Generation of the simplest rotational wave packet in a diatomic molecule: Tracing a two-level superposition in the time domain

We introduce a time-domain approach to explore rotational dynamics caused by intramolecular coupling or the interaction with dissipative media. It pushes the time resolution toward the ultimate limit determined by the rotational period. Femtosecond pulses create a coherent superposition of two rotational states of carbon monoxide. The wave-packet motion is observed by subsequent Coulomb explosion, which results in a time-dependent asymmetry of spatial fragmentation patterns. The asymmetry oscillation prevails for at least 1 ns, covering more than 300 periods with no decoherence. Long time scans will allow weak perturbations of the order of $\Delta E/E={10}^{-4}$ to be discerned. Our conclusions are confirmed by a fully quantum-mechanical model.

Figure 1

Scheme of the experimental setup. The collinear near-infrared and XUV beams are both focused into the center of the ionization region of a velocity-imaging spectrometer.

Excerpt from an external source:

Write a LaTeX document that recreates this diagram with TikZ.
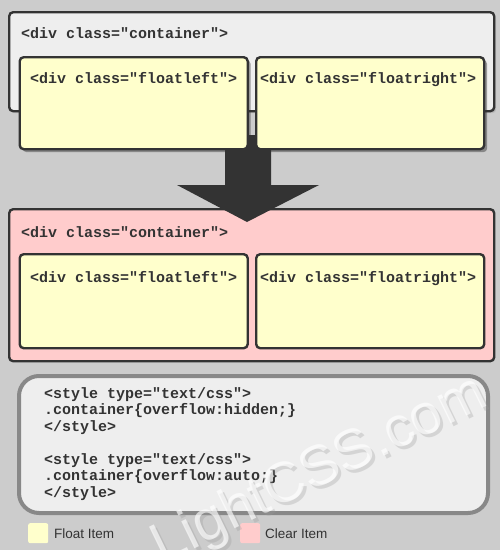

They intersect there, with the molecular beam entering the spectrometer through a 1-mm skimmer. The delay between the two laser pulses can be varied by a delay line in the infrared laser path (not shown). The ions created by the XUV pulse are projected to a MCP, where a mass gate can be selected by switching the applied voltage. The resulting images taken with a CCD camera are stored with 10 Hz.

Figure 2

Anisotropy observed in a pump-probe scan ($P_0$ $=$ 14 bars) averaged over 25 shots per delay. The inset shows a comparison of the measured signal with a theoretical prediction for a rotational temperature of 2.8 K.

Figure 3

Fourier transforms of two pump-probe scans under different expansion conditions. The frequency domain data clearly show that the signal is dominated by the $J(0\to 2)$ transition, with an increased $J(1\to 3)$ contribution at higher temperature and lower pressure, respectively.